The Financial Morgue New Tenants, Barclays CDO Chief and Raptor Fund

August 25, 2007 (LPAC)--As the financial system careens out of existence, due to 30 years of failed policies, daily news of yet another banker or equity or hedge fund or real estate concern meeting their demise populates the economic news. Today's additions include a Barclays banker and a Boston-based hedge fund.

The prestigious 300-year old Barclays bank of Lombard St. in London sacked its director Edward Cahill who ran the bank's European Collateralized Debt Obligation (CDO) business at the bank's investment banking arm, Barclays Capital. Technically, he "resigned" on Monday but two days later it was reported that two of the investment funds under his management had their ratings cut by Standard & Poors due to massive losses from investments in U.S. mortgaged back securities. Cahill and his team were the big promoters of SIV-Lites, versions of structured investment vehicles which invest in long term assets with cheaper short term debt.

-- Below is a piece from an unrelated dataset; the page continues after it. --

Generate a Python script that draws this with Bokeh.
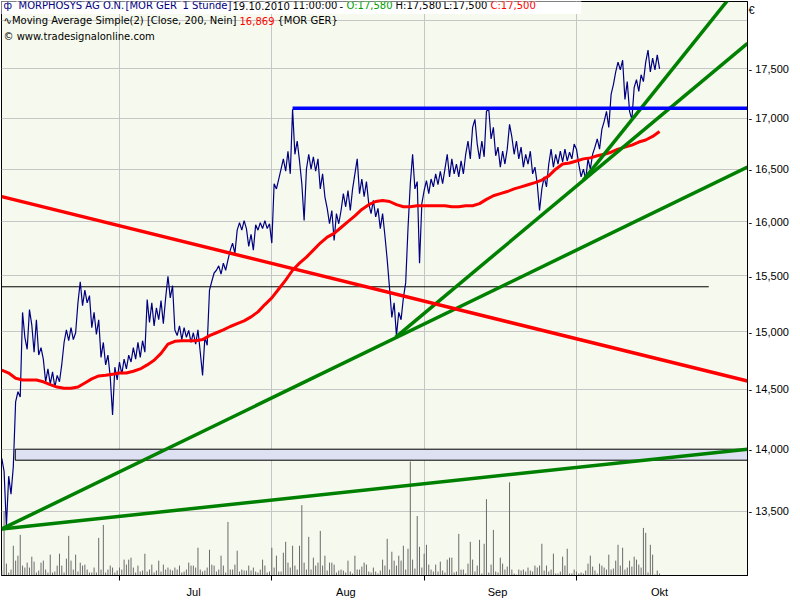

The other victim today, Bloomberg reported, was James Pallotta's $8.5 billion Raptor fund. Its value fell 8% this year through Aug. 15 as a common hedging strategy it used -- betting against some stocks -- failed to protect it amid a global equities selloff. "Some of our core longs were simply crushed," Pallotta, who manages Raptor for Tudor Investment Corp., wrote in an Aug. 21 letter to investors. He added, "All bets are off in a recession or a climate characterized by fear of recession. It is now our view that a consumer recession is likely -- if not happening already."